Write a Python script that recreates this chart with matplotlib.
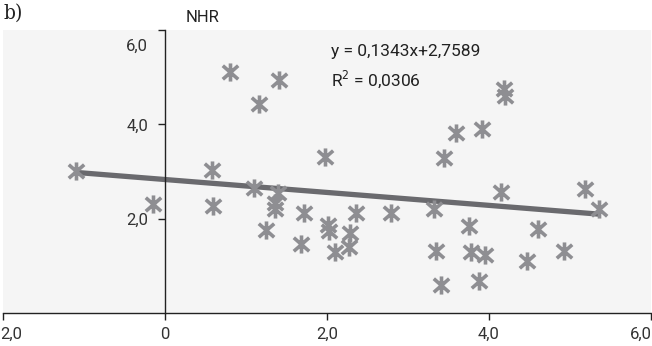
import matplotlib
matplotlib.use("Agg")
import matplotlib.pyplot as plt
import matplotlib.transforms as mtransforms
from matplotlib.path import Path
import numpy as np

# values
x_vals = [-1.10, -0.15, 0.575, 0.59, 0.80, 1.16, 1.41, 1.10, 1.39, 1.36,
          1.36, 1.25, 1.71, 1.675, 1.975, 2.01, 2.03, 2.10, 2.275, 2.29,
          2.36, 2.79, 3.32, 3.35, 3.41, 3.45, 3.59, 3.75, 3.775, 3.95,
          3.875, 3.91, 4.15, 4.19, 4.20, 4.475, 4.61, 4.925, 5.19, 5.36]
y_vals = [3.02, 2.32, 3.04, 2.26, 5.11, 4.43, 4.94, 2.64, 2.55, 2.34,
          2.21, 1.77, 2.13, 1.47, 3.30, 1.87, 1.74, 1.30, 1.40, 1.70,
          2.13, 2.13, 2.21, 1.32, 0.60, 3.28, 3.81, 1.85, 1.30, 1.23,
          0.68, 3.91, 2.57, 4.74, 4.60, 1.11, 1.79, 1.32, 2.62, 2.21]
fit_slope = -0.137
fit_intercept = 2.83
eq_lines = ["y = 0,1343x+2,7589", "R$^2$ = 0,0306"]
x_ticks = [-2, 0, 2, 4, 6]
x_labels = ["2,0", "0", "2,0", "4,0", "6,0"]
y_ticks = [2, 4, 6]
y_labels = ["2,0", "4,0", "6,0"]

plt.rcParams['font.family'] = ['Roboto', 'DejaVu Sans']
plt.rcParams['font.stretch'] = 'condensed'

# asterisk: vertical bar plus an X
star = Path([(0, -1), (0, 1), (-0.85, -0.75), (0.85, 0.75),
             (-0.85, 0.75), (0.85, -0.75)],
            [Path.MOVETO, Path.LINETO] * 3)

fig = plt.figure(figsize=(6.52, 3.46), dpi=100)
ax = fig.add_axes([3 / 652, 33 / 346, 648 / 652, 283 / 346])
ax.set_facecolor('#f5f5f5')
ax.set_xlim(-2, 6)
ax.set_ylim(0, 6)

# regression line
xl = np.array([min(x_vals), max(x_vals)])
ax.plot(xl, fit_slope * xl + fit_intercept, color='#6a6a6e', lw=3.8,
        solid_capstyle='butt', zorder=2)
ax.scatter(x_vals, y_vals, marker=star, s=170, color='#8e8e92',
           linewidths=2.6, zorder=3)

for s in ['top', 'right']:
    ax.spines[s].set_visible(False)
ax.spines['left'].set_position(('data', 0))
ax.spines['left'].set_bounds(0, 6)
for s in ['left', 'bottom']:
    ax.spines[s].set_linewidth(1.0)
    ax.spines[s].set_color('#222222')

ax.set_xticks(x_ticks)
ax.set_xticklabels(x_labels)
ax.set_yticks(y_ticks)
ax.set_yticklabels(y_labels)
ax.tick_params(axis='both', direction='out', length=5, width=1,
               colors='#222222', labelsize=12, labelcolor='#333333')
ax.tick_params(axis='x', pad=5)
ax.tick_params(axis='y', pad=7)

# edge labels kept inside the picture
lbls = ax.get_xticklabels()
lbls[0].set_horizontalalignment('left')
lbls[0].set_transform(lbls[0].get_transform()
                      + mtransforms.ScaledTranslation(-3 / 100, 0, fig.dpi_scale_trans))
lbls[-1].set_horizontalalignment('right')
lbls[-1].set_transform(lbls[-1].get_transform()
                       + mtransforms.ScaledTranslation(1 / 100, 0, fig.dpi_scale_trans))
# top y label sits below its tick
ylb = ax.get_yticklabels()[-1]
ylb.set_transform(ylb.get_transform()
                  + mtransforms.ScaledTranslation(0, -15 / 100, fig.dpi_scale_trans))

ax.text(2.05, 5.55, eq_lines[0], fontsize=12.5, color='#222222', va='center')
ax.text(2.05, 4.95, eq_lines[1], fontsize=12.5, color='#222222', va='center')

fig.text(186 / 652, 1 - 18 / 346, "NHR", fontsize=12, color='#222222',
         va='center', ha='left')
fig.text(4 / 652, 1 - 13 / 346, "b)", fontsize=15, family='serif',
         color='#222222', va='center', ha='left')

fig.savefig('out.png', dpi=100, facecolor='white')
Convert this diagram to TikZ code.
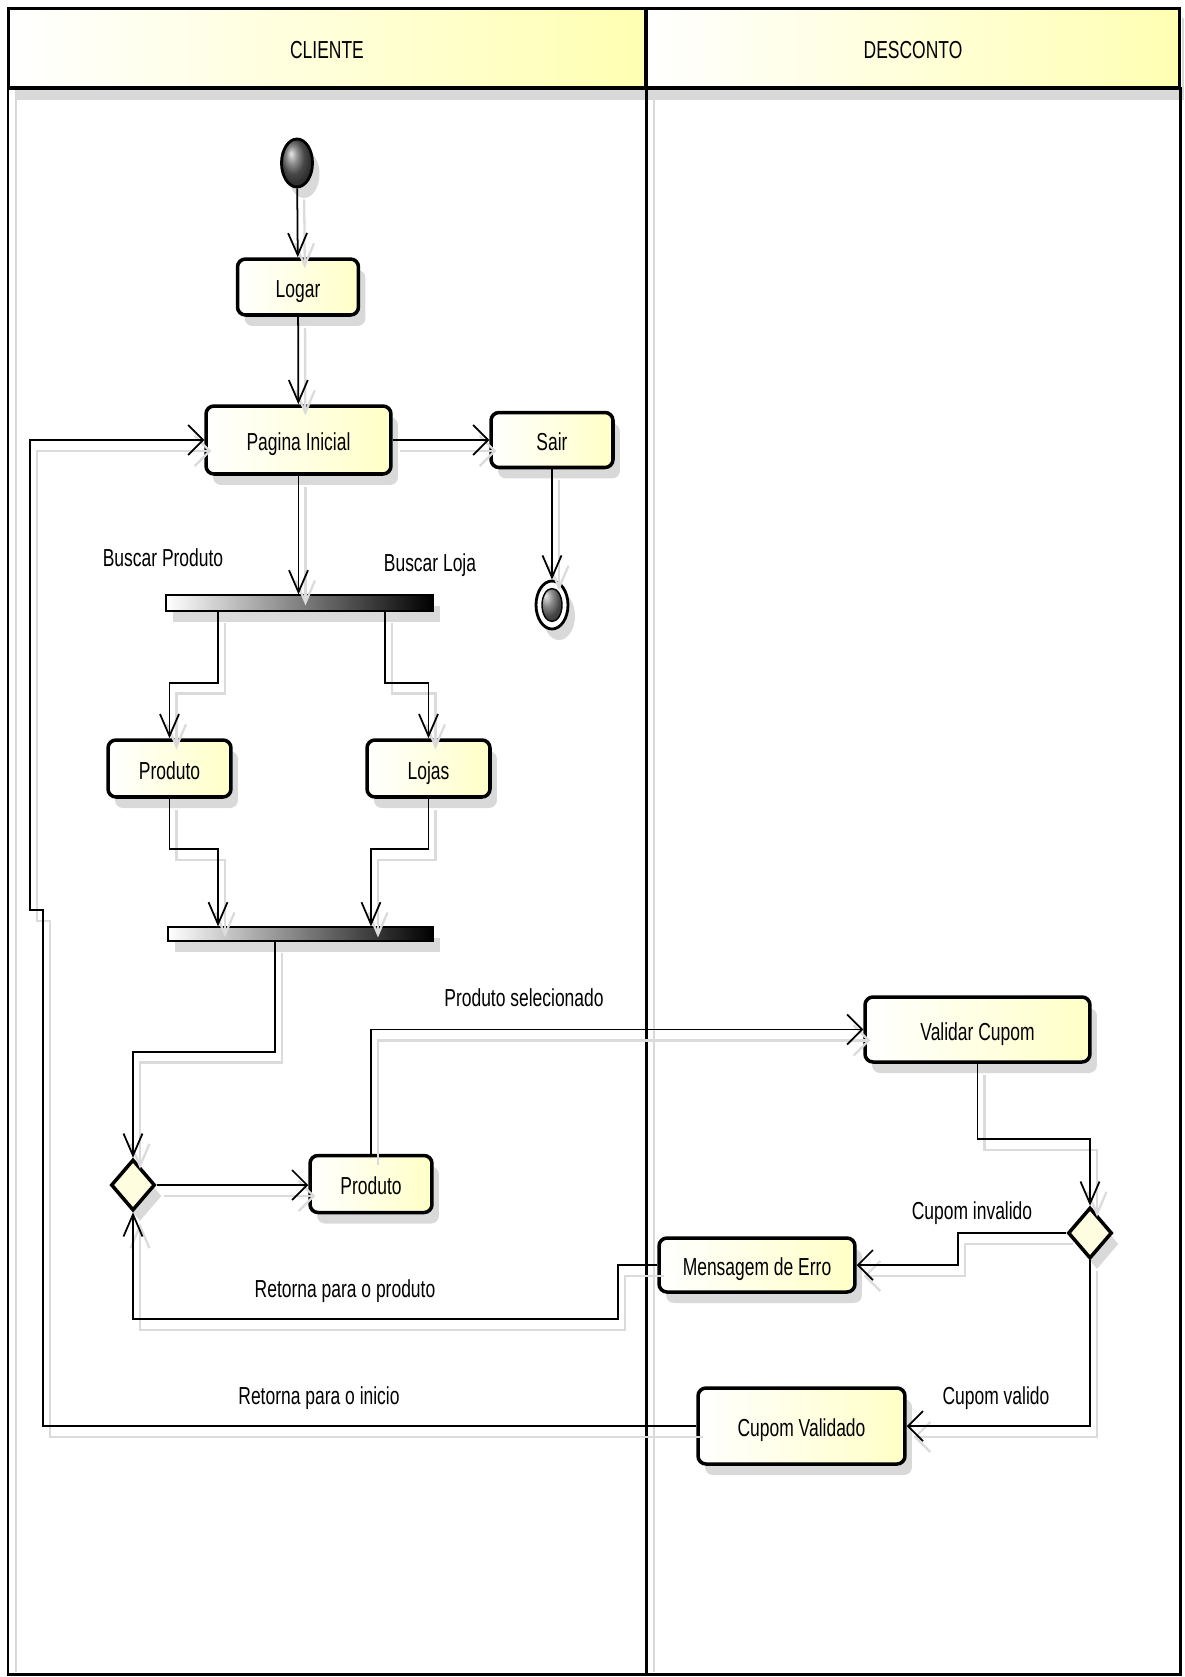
\documentclass[tikz,border=0pt]{standalone}
\usepackage{fontspec}
\setmainfont[FakeStretch=0.71]{Liberation Sans}
\usepackage{tikz}
\usetikzlibrary{shapes,shapes.geometric,arrows.meta,positioning,calc,shadows}

\begin{document}
\begin{tikzpicture}[
    x=0.02cm, y=-0.02cm,
    umlfont/.style={font=\fontsize{14}{16}\selectfont},
    nodeshadow/.style={drop shadow={shadow xshift=0.14cm, shadow yshift=-0.22cm, fill=black!15, opacity=1}},
    action/.style={draw, line width=2pt, rounded corners=0.16cm, align=center, umlfont, inner sep=2pt, text height=12pt, text depth=0pt, left color=white, right color=yellow!22, nodeshadow},
    decision/.style={diamond, draw, line width=2pt, fill=yellow!12, minimum width=0.88cm, minimum height=1.02cm, inner sep=0pt, nodeshadow},
    bar/.style={draw, line width=0.7pt, left color=white, right color=black, inner sep=0pt, nodeshadow},
    startnode/.style={ellipse, draw, line width=1.6pt, shading=ball, ball color=gray!80!black, minimum width=0.62cm, minimum height=0.96cm, inner sep=0pt, nodeshadow},
    endnode/.style={ellipse, draw, line width=1.6pt, fill=white, minimum width=0.64cm, minimum height=0.96cm, inner sep=0pt, nodeshadow,
        path picture={\shade[ball color=gray!80!black, draw=black, line width=0.8pt] (path picture bounding box.center) ellipse (0.2cm and 0.33cm);}},
    lanehead/.style={draw, line width=1.7pt, minimum height=1.6cm, inner sep=0pt, text height=12pt, text depth=0pt, left color=white, right color=yellow!30, umlfont},
    guard/.style={umlfont, inner sep=0pt},
    flow/.style={line width=1pt, preaction={draw=black!14, line width=1.3pt, transform canvas={shift={(0.14cm,-0.22cm)}}}},
    vtip/.style={flow, -{Straight Barb[length=0.44cm, width=0.38cm]}},
    htip/.style={flow, -{Straight Barb[length=0.3cm, width=0.6cm]}}
]
    \useasboundingbox (0,0) rectangle (1185,1677);

    % Lanes
    \fill[black!15] (16,90) rectangle (1180,100);
    \draw[black!15, line width=1.5pt] (16,18) -- (16,1672);
    \draw[black!15, line width=1.5pt] (654,100) -- (654,1672);
    \draw[black!15, line width=1.5pt] (1183,18) -- (1183,100);
    \node[lanehead, minimum width=12.76cm] (hcliente) at (327,48) {CLIENTE};
    \node[lanehead, minimum width=10.68cm] (hdesconto) at (913,48) {DESCONTO};
    \draw[line width=1.7pt] (8,88) rectangle (646,1674);
    \draw[line width=1.7pt] (646,88) rectangle (1180,1674);
    \draw[line width=2.6pt] (8,88) -- (1180,88);

    % Cliente
    \node[startnode] (inicial) at (297,163) {};
    \node[action, minimum width=2.42cm, minimum height=1.12cm] (logar) at (298,287) {Logar};
    \node[action, minimum width=3.7cm, minimum height=1.36cm] (pagina) at (298.5,440) {Pagina Inicial};
    \node[action, minimum width=2.44cm, minimum height=1.1cm] (sair) at (552,440) {Sair};
    \node[endnode] (final) at (552,605) {};
    \node[bar, minimum width=5.34cm, minimum height=0.32cm] (fork) at (299.5,603) {};
    \node[action, minimum width=2.46cm, minimum height=1.14cm] (produto) at (169.5,768.5) {Produto};
    \node[action, minimum width=2.46cm, minimum height=1.14cm] (lojas) at (428.5,768.5) {Lojas};
    \node[bar, minimum width=5.3cm, minimum height=0.28cm] (join) at (300.5,934) {};
    \node[decision] (escolha) at (133,1185) {};
    \node[action, minimum width=2.44cm, minimum height=1.14cm] (produtob) at (371,1184) {Produto};

    % Desconto
    \node[action, minimum width=4.5cm, minimum height=1.3cm] (validar) at (977.5,1029.5) {Validar Cupom};
    \node[decision] (cupom) at (1090,1233) {};
    \node[action, minimum width=3.92cm, minimum height=1.08cm] (erro) at (757,1265) {Mensagem de Erro};
    \node[action, minimum width=4.14cm, minimum height=1.52cm] (validado) at (801.5,1426) {Cupom Validado};

    % Labels
    \node[guard] (lbusprod) at (163,558) {Buscar Produto};
    \node[guard] (lbusloja) at (430,565) {Buscar Loja};
    \node[guard] (lselec) at (524,998) {Produto selecionado};
    \node[guard] (linval) at (972,1213) {Cupom invalido};
    \node[guard] (lretprod) at (345,1291) {Retorna para o produto};
    \node[guard] (lval) at (996,1398) {Cupom valido};
    \node[guard] (lretini) at (319,1398) {Retorna para o inicio};

    % Edges
    \draw[vtip] (inicial) -- (logar);
    \draw[vtip] (logar) -- (pagina);
    \draw[htip] (pagina) -- (sair);
    \draw[vtip] (sair) -- (final);
    \draw[vtip] (pagina.south) -- (pagina.south |- fork.north);
    \draw[vtip] ([xshift=-1.63cm]fork.south) -- ++(0,71) -| (produto);
    \draw[vtip] ([xshift=1.71cm]fork.south) -- ++(0,71) -| (lojas);
    \draw[vtip] (produto.south) -- ++(0,50) -| ([xshift=-1.65cm]join.north);
    \draw[vtip] (lojas.south) -- ++(0,50) -| ([xshift=1.41cm]join.north);
    \draw[vtip] ([xshift=-0.51cm]join.south) -- ++(0,110) -| (escolha);
    \draw[htip] (escolha.east) -- (escolha.east -| produtob.west);
    \draw[htip] (produtob.north) |- (validar.west);
    \draw[vtip] (validar.south) -- ++(0,75) -| (cupom);
    \draw[htip] (cupom.west) -- ++(-108,0) |- (erro.east);
    \draw[vtip] (erro.west) -- ++(-39,0) -- ++(0,54) -| (escolha.south);
    \draw[htip] (cupom.south) |- (validado.east);
    \draw[htip] (validado.west) -| (43,910) -- (30,910) |- (pagina.west);

\end{tikzpicture}
\end{document}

* [Work to do]: Starting at the top of the listing above, reproduce each line up to and including the one with "import numpy as np"; omit the pictures.

* [Reply]:
Write a Python script that recreates this chart with matplotlib.
import matplotlib
matplotlib.use("Agg")
import matplotlib.pyplot as plt
import matplotlib.transforms as mtransforms
from matplotlib.path import Path
import numpy as np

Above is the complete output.